State of New Hampshire v. Kayla Phillips
State of New Hampshire v. Kayla Phillips
Opinion
THE STATE OF NEW HAMPSHIRE SUPREME COURT
In Case No. 2019-0261, State of New Hampshire v. Kayla Phillips, the court on February 13, 2020, issued the following order: Having considered the briefs and record submitted on appeal, we conclude that oral argument is unnecessary in this case. See Sup. Ct. R. 18(1).
We affirm.
The defendant, Kayla Phillips, appeals her conviction, following a jury trial in the Superior Court (Anderson, J.), of falsifying physical evidence. See RSA 641:6, I (2016). She argues that the evidence was insufficient to support the conviction.
A person commits the crime of falsifying physical evidence “if, believing that an official proceeding . . . or investigation is pending or about to be instituted,” the person “[a]lters, destroys, conceals or removes any thing with a purpose to impair its verity or availability in such proceeding or investigation.”
RSA 641:6 (2016). The defendant first argues that the evidence was insufficient to prove that she believed that an official investigation was about to be instituted because, “[i]n calling 911, [she] requested an ambulance, not police.” Furthermore, she notes, the “Good Samaritan” law provides that anyone calling for emergency services for a suspected overdose “shall not be arrested, prosecuted, or convicted for possessing, or having under his or her control, a controlled drug . . . if the evidence for the charge was gained as a proximate result of the request for medical assistance.” RSA 318-B:28-b, II (2017). Therefore, she argues, “she had no belief that an investigation would be started.”
To prevail on a challenge to the sufficiency of the evidence when the evidence as to one or more elements of the charged offense is solely circumstantial, the defendant must establish that the evidence does not exclude all reasonable conclusions except guilt. State v. Woodbury, 172 N.H. 358, 363 (2019). Under this standard, we consider the evidence in the light most favorable to the State, and examine each evidentiary item in the context of all the evidence, not in isolation. Id. The record in this case shows that the defendant, with assistance from others, carried the unconscious victim from an undisclosed location to a parking lot and placed the victim on the pavement next to the driver’s-side door of his car before calling 911. The defendant then lied to the police officer about the location of the body when she discovered it.
We conclude that no reasonable conclusion can be drawn from this evidence other than that the defendant believed that an investigation was about to be instituted.
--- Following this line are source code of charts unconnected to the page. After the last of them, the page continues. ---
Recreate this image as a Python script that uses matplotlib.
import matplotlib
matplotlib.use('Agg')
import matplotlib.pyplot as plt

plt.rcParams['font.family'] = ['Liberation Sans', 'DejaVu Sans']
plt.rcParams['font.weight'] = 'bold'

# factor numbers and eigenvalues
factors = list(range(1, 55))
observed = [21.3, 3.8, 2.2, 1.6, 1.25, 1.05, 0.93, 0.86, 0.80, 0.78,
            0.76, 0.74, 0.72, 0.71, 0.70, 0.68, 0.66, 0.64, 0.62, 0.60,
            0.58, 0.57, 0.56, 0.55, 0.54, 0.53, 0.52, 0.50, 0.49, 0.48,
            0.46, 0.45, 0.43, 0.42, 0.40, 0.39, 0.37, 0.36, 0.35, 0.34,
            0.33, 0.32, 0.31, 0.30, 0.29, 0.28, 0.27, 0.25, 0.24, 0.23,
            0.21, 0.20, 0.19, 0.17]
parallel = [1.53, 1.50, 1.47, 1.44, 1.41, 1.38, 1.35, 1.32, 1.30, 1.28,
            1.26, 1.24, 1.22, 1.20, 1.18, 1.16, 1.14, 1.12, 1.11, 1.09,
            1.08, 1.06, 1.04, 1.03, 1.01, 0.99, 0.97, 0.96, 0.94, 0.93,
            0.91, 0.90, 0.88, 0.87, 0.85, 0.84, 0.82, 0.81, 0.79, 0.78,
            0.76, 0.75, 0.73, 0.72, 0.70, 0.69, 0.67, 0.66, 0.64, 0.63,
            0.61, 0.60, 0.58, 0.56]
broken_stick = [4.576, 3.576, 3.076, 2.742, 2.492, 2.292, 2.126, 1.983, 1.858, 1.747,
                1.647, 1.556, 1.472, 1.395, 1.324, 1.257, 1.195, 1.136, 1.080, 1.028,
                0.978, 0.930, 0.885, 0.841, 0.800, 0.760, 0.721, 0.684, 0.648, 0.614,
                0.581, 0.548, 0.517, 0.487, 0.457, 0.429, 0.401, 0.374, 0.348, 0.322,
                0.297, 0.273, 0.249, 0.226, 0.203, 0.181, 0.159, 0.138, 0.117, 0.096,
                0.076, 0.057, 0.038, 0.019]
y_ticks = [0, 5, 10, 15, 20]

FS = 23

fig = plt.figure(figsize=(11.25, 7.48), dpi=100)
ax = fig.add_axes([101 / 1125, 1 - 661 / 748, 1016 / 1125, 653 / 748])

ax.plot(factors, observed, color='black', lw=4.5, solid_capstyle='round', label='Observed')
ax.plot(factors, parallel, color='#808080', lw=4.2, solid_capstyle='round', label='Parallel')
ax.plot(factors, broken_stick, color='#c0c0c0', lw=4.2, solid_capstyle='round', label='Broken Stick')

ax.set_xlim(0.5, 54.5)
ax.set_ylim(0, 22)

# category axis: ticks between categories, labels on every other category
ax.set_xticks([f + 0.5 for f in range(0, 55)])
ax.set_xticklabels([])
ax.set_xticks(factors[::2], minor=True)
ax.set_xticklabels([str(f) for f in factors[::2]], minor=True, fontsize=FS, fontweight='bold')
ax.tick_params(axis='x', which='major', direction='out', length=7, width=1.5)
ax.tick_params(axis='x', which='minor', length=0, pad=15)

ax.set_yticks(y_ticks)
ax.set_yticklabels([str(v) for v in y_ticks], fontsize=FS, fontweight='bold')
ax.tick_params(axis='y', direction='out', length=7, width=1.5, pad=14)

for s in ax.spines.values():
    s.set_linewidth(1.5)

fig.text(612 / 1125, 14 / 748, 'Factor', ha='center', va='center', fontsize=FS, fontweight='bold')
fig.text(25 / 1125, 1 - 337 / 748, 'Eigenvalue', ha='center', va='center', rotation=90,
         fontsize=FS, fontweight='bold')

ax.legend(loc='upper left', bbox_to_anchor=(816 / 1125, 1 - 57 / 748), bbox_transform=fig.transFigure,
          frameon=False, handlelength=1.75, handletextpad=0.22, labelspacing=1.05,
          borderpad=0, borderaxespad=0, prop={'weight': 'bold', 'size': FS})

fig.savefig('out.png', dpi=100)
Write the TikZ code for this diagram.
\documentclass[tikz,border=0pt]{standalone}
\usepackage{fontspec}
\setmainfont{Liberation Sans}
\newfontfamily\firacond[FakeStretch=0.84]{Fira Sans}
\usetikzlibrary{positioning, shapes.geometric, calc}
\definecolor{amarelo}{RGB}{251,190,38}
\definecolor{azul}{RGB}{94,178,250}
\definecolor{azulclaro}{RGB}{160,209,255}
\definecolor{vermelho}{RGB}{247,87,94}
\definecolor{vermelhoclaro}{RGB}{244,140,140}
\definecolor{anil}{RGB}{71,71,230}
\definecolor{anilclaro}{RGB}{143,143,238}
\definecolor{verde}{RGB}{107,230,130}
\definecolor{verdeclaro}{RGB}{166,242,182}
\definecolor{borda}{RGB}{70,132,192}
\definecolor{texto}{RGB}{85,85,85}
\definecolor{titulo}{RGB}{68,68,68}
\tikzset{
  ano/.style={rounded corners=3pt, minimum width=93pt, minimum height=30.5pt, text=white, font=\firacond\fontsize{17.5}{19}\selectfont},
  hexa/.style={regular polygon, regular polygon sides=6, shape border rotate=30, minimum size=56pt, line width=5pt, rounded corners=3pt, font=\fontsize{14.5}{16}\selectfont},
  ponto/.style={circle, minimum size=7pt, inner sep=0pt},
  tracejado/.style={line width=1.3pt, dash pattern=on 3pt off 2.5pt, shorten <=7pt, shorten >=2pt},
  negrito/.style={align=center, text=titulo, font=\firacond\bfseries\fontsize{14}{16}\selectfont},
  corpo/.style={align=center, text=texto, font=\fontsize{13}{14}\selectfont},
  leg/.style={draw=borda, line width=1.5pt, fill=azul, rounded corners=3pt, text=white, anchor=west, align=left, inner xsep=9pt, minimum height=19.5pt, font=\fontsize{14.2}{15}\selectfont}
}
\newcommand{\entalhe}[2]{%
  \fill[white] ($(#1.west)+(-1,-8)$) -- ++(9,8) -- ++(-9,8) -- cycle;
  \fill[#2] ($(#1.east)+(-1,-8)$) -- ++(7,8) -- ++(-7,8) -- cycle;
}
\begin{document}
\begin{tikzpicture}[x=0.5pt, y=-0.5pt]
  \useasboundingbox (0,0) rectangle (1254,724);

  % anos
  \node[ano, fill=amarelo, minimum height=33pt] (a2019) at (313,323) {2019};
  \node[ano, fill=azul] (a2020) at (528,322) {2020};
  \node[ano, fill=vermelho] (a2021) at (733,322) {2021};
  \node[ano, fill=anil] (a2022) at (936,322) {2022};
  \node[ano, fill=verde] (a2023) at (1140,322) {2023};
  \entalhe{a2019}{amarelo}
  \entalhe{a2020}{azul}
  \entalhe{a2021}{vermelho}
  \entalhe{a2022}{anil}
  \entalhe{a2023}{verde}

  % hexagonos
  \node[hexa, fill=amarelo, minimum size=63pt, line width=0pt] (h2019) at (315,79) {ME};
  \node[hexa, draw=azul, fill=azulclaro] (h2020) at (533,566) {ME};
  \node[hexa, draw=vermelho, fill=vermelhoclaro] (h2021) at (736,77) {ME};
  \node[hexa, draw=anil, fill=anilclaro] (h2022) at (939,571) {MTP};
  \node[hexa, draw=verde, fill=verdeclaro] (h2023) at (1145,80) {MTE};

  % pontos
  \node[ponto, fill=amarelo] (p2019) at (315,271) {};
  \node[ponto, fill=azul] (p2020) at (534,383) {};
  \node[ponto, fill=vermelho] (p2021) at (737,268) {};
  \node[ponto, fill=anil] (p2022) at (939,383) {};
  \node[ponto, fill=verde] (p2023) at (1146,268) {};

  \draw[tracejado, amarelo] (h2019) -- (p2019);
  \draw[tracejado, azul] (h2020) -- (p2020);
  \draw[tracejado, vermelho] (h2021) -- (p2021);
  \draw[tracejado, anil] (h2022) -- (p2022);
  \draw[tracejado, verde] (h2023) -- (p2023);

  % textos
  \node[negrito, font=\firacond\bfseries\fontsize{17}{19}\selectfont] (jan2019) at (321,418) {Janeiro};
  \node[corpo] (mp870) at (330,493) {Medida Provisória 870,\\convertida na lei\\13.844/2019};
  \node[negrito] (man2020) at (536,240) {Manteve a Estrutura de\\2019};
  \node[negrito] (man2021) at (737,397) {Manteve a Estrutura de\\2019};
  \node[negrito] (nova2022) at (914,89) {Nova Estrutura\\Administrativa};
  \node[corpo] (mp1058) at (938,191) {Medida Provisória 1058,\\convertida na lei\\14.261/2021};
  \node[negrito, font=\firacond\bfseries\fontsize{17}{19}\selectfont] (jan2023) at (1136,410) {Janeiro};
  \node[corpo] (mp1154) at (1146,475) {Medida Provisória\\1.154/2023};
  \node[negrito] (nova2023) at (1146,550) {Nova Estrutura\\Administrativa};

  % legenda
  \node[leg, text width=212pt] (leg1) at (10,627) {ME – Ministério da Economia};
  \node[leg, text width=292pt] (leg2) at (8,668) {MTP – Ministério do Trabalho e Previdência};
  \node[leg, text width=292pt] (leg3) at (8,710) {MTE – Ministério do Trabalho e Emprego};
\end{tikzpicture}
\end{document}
See id. The defendant next argues that the evidence was insufficient to prove that she “altered or removed the body . . . from the area where [the person] experienced an overdose of a controlled drug” because the body was not altered in any way or “removed to a location where it could not be found.” We have held, however, that the terms “alters,” “destroys,” “conceals” and “removes,” as used in RSA 641:6, I, have independent significance, and that it is possible to “remove” something without “concealing” it. State v. Daoud, 158 N.H. 334, 337 (2009). We conclude that no reasonable conclusion can be drawn from this evidence other than that the defendant, with assistance from others, removed the body from the area where the person overdosed. See Woodbury, 172 N.H. at 363.
Finally, the defendant argues that the evidence was insufficient to prove that, in moving the body, she “had a purpose to impair the verity of [the] body for an investigation.” The defendant concedes that “the act of moving [the body] may have been intended to conceal evidence of illegal drug use in the place where he overdosed,” but argues that “it did not alter [the] body or its availability or verity for any ensuing investigation.” However, the verity of the body encompassed the truth of where the person was when he overdosed. See Daoud, 158 N.H. at 337. Thus, we conclude that no reasonable conclusion can be drawn from this evidence other than that the defendant, by moving the body, altered its verity for an ensuing investigation. See Woodbury, 172 N.H. at 363.
Affirmed.
Hicks, Bassett, Hantz Marconi, and Donovan, JJ., concurred.